В 1836 году экспериментатор Эндрю Кросс заметил, что на поверхности камня, долгое время находившегося под воздействием электрического тока, появились насекомые. Ученый пришел к выводу, что их на самом деле создало электричество. Он сообщил: «На двадцать восьмой день насекомые задвигали лапками и через несколько дней после этого начали отделяться от камня и в беспорядке перемещаться по поверхности, хотя в целом они не слишком стремились к движению, особенно сразу после зарождения». Это было так же ужасно и отвратительно, как сообщение об оживленном трупе, и вызвало такую же реакцию. Местные фермеры, полагая, что электрические насекомые испортили их урожай, провели в окрестностях ритуал экзорцизма. Помимо того что это исследование от начала до конца могло быть изощренной мистификацией, высказывалось предположение, что эти существа были случайно попавшими на оборудование сырными или пылевыми клещами. Эксперимент больше не повторяли.

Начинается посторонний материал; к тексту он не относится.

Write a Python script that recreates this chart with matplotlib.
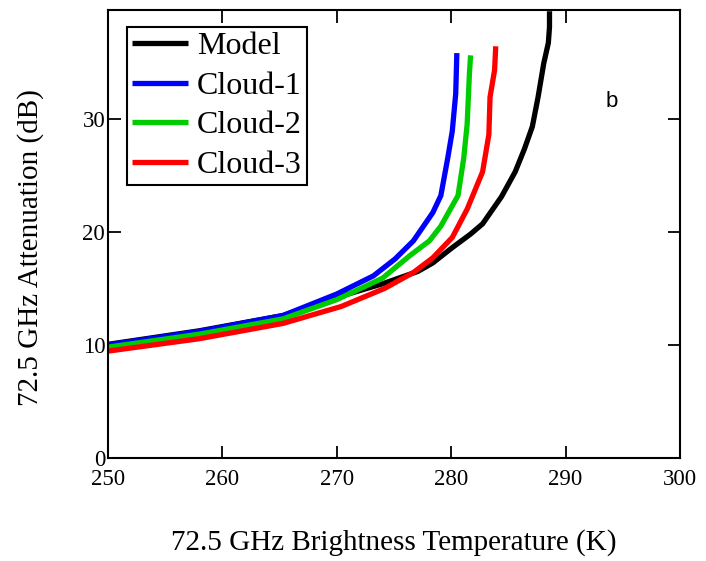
import matplotlib
matplotlib.use("Agg")
import matplotlib.pyplot as plt

# values
model_t = [250, 258, 265.3, 270, 274, 277.1, 278.4, 280.1, 281.7, 282.75, 284.4, 285.6, 286.4, 287.1, 287.6, 288.1, 288.5, 288.6, 288.6]
model_a = [10.05, 11.25, 12.6, 14.2, 15.4, 16.5, 17.25, 18.6, 19.8, 20.7, 23.1, 25.3, 27.3, 29.3, 31.9, 34.9, 36.7, 38.1, 39.5]

c1_t = [250, 258, 265.3, 270, 273.2, 275.1, 276.7, 278.4, 279.1, 279.7, 280.1, 280.4, 280.5]
c1_a = [10.0, 11.2, 12.6, 14.5, 16.1, 17.6, 19.2, 21.7, 23.2, 26.5, 28.9, 32.2, 35.8]

c2_t = [250, 258, 265.3, 270, 274.0, 276.4, 278.1, 279.1, 280.6, 281.1, 281.4, 281.6, 281.7]
c2_a = [9.8, 10.95, 12.3, 14.0, 15.9, 17.9, 19.2, 20.5, 23.2, 26.5, 29.5, 34.0, 35.6]

c3_t = [250, 258, 265.3, 270.4, 274.2, 276.7, 278.4, 280.1, 281.4, 282.75, 283.3, 283.4, 283.8, 283.9]
c3_a = [9.45, 10.55, 11.9, 13.4, 15.0, 16.4, 17.7, 19.5, 22.0, 25.3, 28.6, 31.9, 34.3, 36.4]

labels = ["Model", "Cloud-1", "Cloud-2", "Cloud-3"]
colors = ["black", "#0000ff", "#00cc00", "#ff0000"]

serif = ["Liberation Serif", "DejaVu Serif"]

fig = plt.figure(figsize=(7.06, 5.61), dpi=100)
ax = fig.add_axes([0.153, 0.1836, 0.81, 0.7984])

for (t, a), lab, col in zip([(model_t, model_a), (c1_t, c1_a), (c2_t, c2_a), (c3_t, c3_a)], labels, colors):
    ax.plot(t, a, color=col, lw=3.8, label=lab, solid_capstyle="butt")

ax.set_xlim(250, 300)
ax.set_ylim(0, 39.6)
ax.set_xticks([250, 260, 270, 280, 290, 300])
ax.set_yticks([0, 10, 20, 30])
ax.tick_params(direction="in", length=9, width=1.3, top=True, right=True, labelsize=16.5)
ax.tick_params(axis="x", pad=8)
ax.tick_params(axis="y", pad=2)
for lbl in ax.get_xticklabels() + ax.get_yticklabels():
    lbl.set_family(serif)
for s in ax.spines.values():
    s.set_linewidth(1.5)

ax.set_xlabel("72.5 GHz Brightness Temperature (K)", family=serif, fontsize=21, labelpad=28)
ax.set_ylabel("72.5 GHz Attenuation (dB)", family=serif, fontsize=21, labelpad=28)
ax.yaxis.label.set_y(0.47)

leg = ax.legend(loc="upper left", bbox_to_anchor=(0.033, 0.962), prop={"family": serif, "size": 23},
                fancybox=False, framealpha=1, edgecolor="black", handlelength=1.75,
                borderaxespad=0, labelspacing=0.32, handletextpad=0.3, borderpad=0.15)
leg.get_frame().set_linewidth(1.5)

ax.text(293.5, 31.0, "b", family=["Liberation Sans", "DejaVu Sans"], fontsize=16)

fig.savefig("out.png", dpi=100)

Итак, если электричество было живой силой, значило ли это, что механизмы тоже могут ожить? «Ни один класс существ, — писал Сэмюэл Батлер в романе «Эревон» (Erewhon; 1872), — никогда еще не прогрессировал с такой скоростью. Не следует ли нам бдительно наблюдать за ними в настоящий момент и контролировать происходящее, пока это еще в наших силах? И разве не нужно для этого уничтожить самые современные машины, которыми мы пользуемся сейчас, хотя принято считать, что сами по себе они безвредны?» Угроза представлялась вполне реальной. «Изощренность конструкции механизма» могла способствовать развитию машинного языка, столь же сложного, как наш, который «позволил бы им ежедневно овладевать все новыми навыками и давал все больше возможностей для самоуправления и самостоятельного действия, превосходящих любой интеллект… Если машина способна систематически воспроизводить другие машины, мы, несомненно, можем сказать, что у нее есть репродуктивная система». Далее приводились сходные доводы, в точности повторяющие опасения гораздо более позднего времени.
Легче всего понять все это в контексте теологии XIX века — наука как великий зажженный светильник, предмет всеобщего поклонения. Храмами нового божества были викторианские выставочные залы, Галерея Аделаиды в Лоутер-Аркаде и Политехнический институт на Кавендиш-сквер. Здесь можно было увидеть паровую пушку, ферроэлектрический шар и оксигидрогеновый микроскоп. Для демонстрации возможностей колесного парохода выкопали 70-футовый (ок. 21 м) канал. Коллекция отличалась крайней эклектичностью: в нее входило, например, «оружие, которым был убит капитан Кук, отнятое у аборигенов Оуайхи». Это показывает, что даже в 1840-х годах элементы научного прогресса воспринимались скорее как чудеса и диковинки, чем как открытия, сделанные людьми. У них не было собственного эпистемологического статуса. С тем же успехом экспонаты выставки можно было рассматривать как потребительские товары, наподобие тех, что заполняли недавно появившиеся торговые галереи. Машины и механизмы, до этого встречавшиеся только в мастерских и на фабриках, постепенно занимали свое место в повседневной жизни.
В 1830 году индустриализация в Англии набирала обороты быстрее, чем в любой другой стране. На таком же высоком уровне держался английский экспорт: страна производила 80 % европейского угля и 50 % европейского железа. Все паровые двигатели в мире делали в Англии. В 1832 году Натан Ротшильд заявил, что Англия служит «банком для всего мира. Все сделки, заключаемые в Индии, Китае, Германии и во всем мире, направляются сюда и совершаются в этой стране». Впрочем, эти выкладки не вполне отражают истину. Это своего рода бухгалтерская книга, и в ней ничего не говорится о реальной жизни Лондона и всей страны. Олтон Локк, герой одноименного романа Чарльза Кингсли, вспоминал, каким был Лондон в этот период расцвета: «Я кокни и живу среди кокни… Мое первое воспоминание — это пригородная улица, мешанина стоящих вплотную домишек и лавчонок, каждая из которых словно задалась целью перещеголять соседей своим причудливым уродством». Бог сделал его кокни с особой целью — «чтобы я мог научиться сочувствовать несчастным, которые всю жизнь, от колыбели до могилы, проводят в тесноте вонючих чердаков и мастерских, впивают болезнь с каждым вздохом, запертые в своих темницах из кирпича и железа, укрытые погребальным саваном тумана и ядовитого дыма. Я испил до дна ту чашу, из которой пили они». Говорил ли им кто-нибудь, что их город, бесформенный, бесцветный и безжизненный, был банком для всего мира?